Sunday, August 17, 2008

Who the Heck is John McCain?

Frank Rich at the NYT brings us back to reality.

What do we really know about John McCain except that he was a war hero and was tortured.

He even used it as a crutch last night at Saddleback to answer questions on religion. I'm sick of hearing that he's a war hero.

I want to hear something concrete about McCain, other than his war-centric views. As far as I can see, he is a duplicate of Bush, except for the fact that he believes that global warming is real. Relative to Obama, he hasn't considered the economy.

I've broken Rich's story into the main points but you can read it all here.
The poor guy should be winning in a landslide against the despised party of Bush-Cheney, and he’s not. He should be passing the 50 percent mark in polls, and he’s not. He’s been done in by that ad with Britney and Paris and by a new international crisis that allows McCain to again flex his Manchurian Candidate military cred. Let the neocons identify a new battleground for igniting World War III, whether Baghdad or Tehran or Moscow, and McCain gets with the program as if Angela Lansbury has just dealt him the Queen of Hearts.

Obama has also been defeated by racism (again). He can’t connect and “close the deal” with ordinary Americans too doltish to comprehend a multicultural biography that includes what Cokie Roberts of ABC News has damned as the “foreign, exotic place” of Hawaii.

Wait for it
It seems almost churlish to look at some actual facts. No presidential candidate was breaking the 50 percent mark in mid-August polls in 2004 or 2000. Obama’s average lead of three to four points is marginally larger than both John Kerry’s and Al Gore’s leads then (each was winning by one point in Gallup surveys). Obama is also ahead of Ronald Reagan in mid-August 1980 (40 percent to Jimmy Carter’s 46). At Pollster.com, which aggregates polls and gauges the electoral count, Obama as of Friday stood at 284 electoral votes, McCain at 169. That means McCain could win all 85 electoral votes in current toss-up states and still lose the election.

Here it is:
So why isn’t Obama romping? The obvious answer — and both the excessively genteel Obama campaign and a too-compliant press bear responsibility for it — is that the public doesn’t know who on earth John McCain is. The most revealing poll this month by far is the Pew Research Center survey finding that 48 percent of Americans feel they’re “hearing too much” about Obama. Pew found that only 26 percent feel that way about McCain, and that nearly 4 in 10 Americans feel they hear too little about him. It’s past time for that pressing educational need to be met.

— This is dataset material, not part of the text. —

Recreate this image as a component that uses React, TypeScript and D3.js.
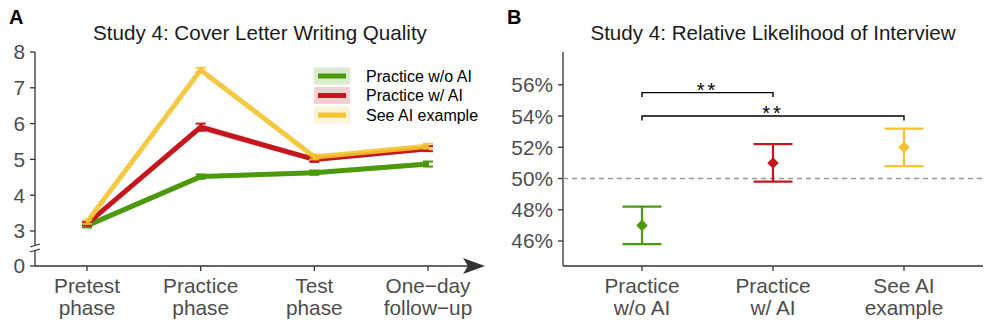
import React from 'react';
import * as d3 from 'd3';

// panel A: writing quality by phase
const phases = ['Pretest|phase', 'Practice|phase', 'Test|phase', 'One\u2212day|follow\u2212up'];
const groupNames = ['Practice w/o AI', 'Practice w/ AI', 'See AI example'];
const groupColors = ['#4c9a0c', '#c5161d', '#f5c32f'];
const qualityMean = [
    [3.15, 4.52, 4.63, 4.87],
    [3.2, 5.9, 5.0, 5.3],
    [3.25, 7.5, 5.07, 5.37],
];
const qualitySe = [
    [0.05, 0.06, 0.06, 0.07],
    [0.05, 0.1, 0.07, 0.07],
    [0.05, 0.06, 0.07, 0.07],
];
const qualityTicks = [0, 3, 4, 5, 6, 7, 8];

// panel B: relative likelihood of interview (%)
const bLabels = ['Practice|w/o AI', 'Practice|w/ AI', 'See AI|example'];
const interviewMean = [47.0, 51.0, 52.0];
const interviewLow = [45.8, 49.8, 50.8];
const interviewHigh = [48.2, 52.2, 53.2];
const interviewTicks = [46, 48, 50, 52, 54, 56];
const brackets = [
    { from: 0, to: 1, y: 55.5, label: '**' },
    { from: 0, to: 2, y: 54.0, label: '**' },
];

const FONT = '"Liberation Sans", Arial, Helvetica, sans-serif';
const axisCol = '#333333';
const tickTextCol = '#4d4d4d';
const TICK_FS = 20.8;
const TITLE_FS = 20.6;

function PanelA() {
    const x = d3.scalePoint<string>().domain(phases).range([87, 428]);
    const y = d3.scaleLinear().domain([0, 3, 8]).range([266, 231, 52]);

    const line = d3
        .line<number>()
        .x((_, i) => x(phases[i]) as number)
        .y((d) => y(d));

    const ribbon = (g: number) =>
        d3
            .area<number>()
            .x((_, i) => x(phases[i]) as number)
            .y0((d, i) => y(d - qualitySe[g][i]))
            .y1((d, i) => y(d + qualitySe[g][i]))(qualityMean[g]);

    return (
        <g>
            <text x={9} y={24} fontSize={20} fontWeight="bold" fill="#000">A</text>
            <text x={260} y={40} fontSize={TITLE_FS} textAnchor="middle" fill="#1a1a1a">
                Study 4: Cover Letter Writing Quality
            </text>

            {/* y axis with break */}
            <line x1={35} x2={35} y1={52} y2={245} stroke={axisCol} strokeWidth={1.3} />
            <line x1={35} x2={35} y1={251} y2={266} stroke={axisCol} strokeWidth={1.3} />
            <line x1={30} x2={40} y1={247} y2={244} stroke={axisCol} strokeWidth={1.2} />
            <line x1={30} x2={40} y1={252} y2={249} stroke={axisCol} strokeWidth={1.2} />
            {qualityTicks.map((t) => (
                <g key={t}>
                    <line x1={30} x2={35} y1={y(t)} y2={y(t)} stroke={axisCol} strokeWidth={1.3} />
                    <text x={25} y={y(t)} dy="0.36em" textAnchor="end" fontSize={TICK_FS} fill={tickTextCol}>
                        {t}
                    </text>
                </g>
            ))}

            {/* x axis with arrow */}
            <line x1={35} x2={468} y1={266} y2={266} stroke={axisCol} strokeWidth={1.6} />
            <path d="M485,266 L463,258 L468,266 L463,274 Z" fill={axisCol} />
            {phases.map((p) => {
                const [l1, l2] = p.split('|');
                const px = x(p) as number;
                return (
                    <g key={p}>
                        <line x1={px} x2={px} y1={266} y2={271} stroke={axisCol} strokeWidth={1.3} />
                        <text x={px} y={293} textAnchor="middle" fontSize={TICK_FS} fill={tickTextCol}>{l1}</text>
                        <text x={px} y={315} textAnchor="middle" fontSize={TICK_FS} fill={tickTextCol}>{l2}</text>
                    </g>
                );
            })}

            {/* series */}
            {qualityMean.map((vals, g) => (
                <g key={g}>
                    <path d={ribbon(g) as string} fill={groupColors[g]} opacity={0.25} />
                    <path
                        d={line(vals) as string}
                        fill="none"
                        stroke={groupColors[g]}
                        strokeWidth={5}
                        strokeLinejoin="round"
                        opacity={g === 2 ? 0.88 : 1}
                    />
                    {vals.map((v, i) => {
                        const px = x(phases[i]) as number;
                        const se = qualitySe[g][i];
                        return (
                            <g key={i} stroke={groupColors[g]} strokeWidth={2} opacity={g === 2 ? 0.88 : 1}>
                                <line x1={px} x2={px} y1={y(v - se)} y2={y(v + se)} />
                                <line x1={px - 5} x2={px + 5} y1={y(v - se)} y2={y(v - se)} />
                                <line x1={px - 5} x2={px + 5} y1={y(v + se)} y2={y(v + se)} />
                            </g>
                        );
                    })}
                </g>
            ))}

            {/* legend */}
            {groupNames.map((name, g) => {
                const ly = 76 + g * 19.5;
                return (
                    <g key={name}>
                        <rect x={314} y={ly - 8.5} width={36} height={17} fill={groupColors[g]} opacity={0.2} />
                        <line x1={318} x2={346} y1={ly} y2={ly} stroke={groupColors[g]} strokeWidth={5} />
                        <text x={366} y={ly} dy="0.36em" fontSize={16} fill="#000">{name}</text>
                    </g>
                );
            })}
        </g>
    );
}

function PanelB() {
    const x = d3.scalePoint<string>().domain(bLabels).range([642, 904]);
    const y = d3.scaleLinear().domain([44.4, 58.1]).range([266, 52]);
    const diamond = d3.symbol().type(d3.symbolDiamond2).size(85)();

    return (
        <g>
            <text x={507} y={24} fontSize={20} fontWeight="bold" fill="#000">B</text>
            <text x={773} y={40} fontSize={TITLE_FS} textAnchor="middle" fill="#1a1a1a">
                Study 4: Relative Likelihood of Interview
            </text>

            <line x1={563} x2={563} y1={52} y2={266} stroke={axisCol} strokeWidth={1.3} />
            <line x1={563} x2={983} y1={266} y2={266} stroke={axisCol} strokeWidth={1.3} />
            {interviewTicks.map((t) => (
                <g key={t}>
                    <line x1={558} x2={563} y1={y(t)} y2={y(t)} stroke={axisCol} strokeWidth={1.3} />
                    <text x={553} y={y(t)} dy="0.36em" textAnchor="end" fontSize={TICK_FS} fill={tickTextCol}>
                        {t}%
                    </text>
                </g>
            ))}
            {bLabels.map((p) => {
                const [l1, l2] = p.split('|');
                const px = x(p) as number;
                return (
                    <g key={p}>
                        <line x1={px} x2={px} y1={266} y2={271} stroke={axisCol} strokeWidth={1.3} />
                        <text x={px} y={293} textAnchor="middle" fontSize={TICK_FS} fill={tickTextCol}>{l1}</text>
                        <text x={px} y={315} textAnchor="middle" fontSize={TICK_FS} fill={tickTextCol}>{l2}</text>
                    </g>
                );
            })}

            <line x1={563} x2={983} y1={y(50)} y2={y(50)} stroke="#999999" strokeWidth={1.4} strokeDasharray="5,4" />

            {interviewMean.map((m, i) => {
                const px = x(bLabels[i]) as number;
                return (
                    <g key={i} stroke={groupColors[i]} strokeWidth={2.2}>
                        <line x1={px} x2={px} y1={y(interviewLow[i])} y2={y(interviewHigh[i])} />
                        <line x1={px - 19.5} x2={px + 19.5} y1={y(interviewLow[i])} y2={y(interviewLow[i])} />
                        <line x1={px - 19.5} x2={px + 19.5} y1={y(interviewHigh[i])} y2={y(interviewHigh[i])} />
                        <path d={diamond as string} transform={`translate(${px},${y(m)})`} fill={groupColors[i]} stroke="none" />
                    </g>
                );
            })}

            {brackets.map((b, k) => {
                const x1 = x(bLabels[b.from]) as number;
                const x2 = x(bLabels[b.to]) as number;
                const by = y(b.y);
                return (
                    <g key={k}>
                        <path
                            d={`M${x1},${by + 4.5} L${x1},${by} L${x2},${by} L${x2},${by + 4.5}`}
                            fill="none"
                            stroke="#000"
                            strokeWidth={1.4}
                        />
                        <text x={(x1 + x2) / 2} y={by + 4} textAnchor="middle" fontSize={20} letterSpacing={3} fill="#000">
                            {b.label}
                        </text>
                    </g>
                );
            })}
        </g>
    );
}

export default function App() {
    return (
        <svg
            width={996}
            height={332}
            style={{ position: 'absolute', left: 0, top: 0, background: '#fff' }}
            fontFamily={FONT}
        >
            <rect width={996} height={332} fill="#fff" />
            <PanelA />
            <PanelB />
        </svg>
    );
}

McCain was in Vietnam. Yeah, we know that.
With the exception of McCain’s imprisonment in Vietnam, every aspect of this profile in courage is inaccurate or defunct.

McCain is a bully.
Some of those who know McCain best — Republicans — are tougher on him than the press is. Rita Hauser, who was a Bush financial chairwoman in New York in 2000 and served on the Foreign Intelligence Advisory Board in the administration’s first term, joined other players in the G.O.P. establishment in forming Republicans for Obama last week. Why? The leadership qualities she admires in Obama — temperament, sustained judgment, the ability to play well with others — are missing in McCain. “He doesn’t listen carefully to people and make reasoned judgments,” Hauser told me. “If John says ‘I’m going with so and so,’ you can’t count on that the next morning,” she complained, adding, “That’s not the man we want for president.”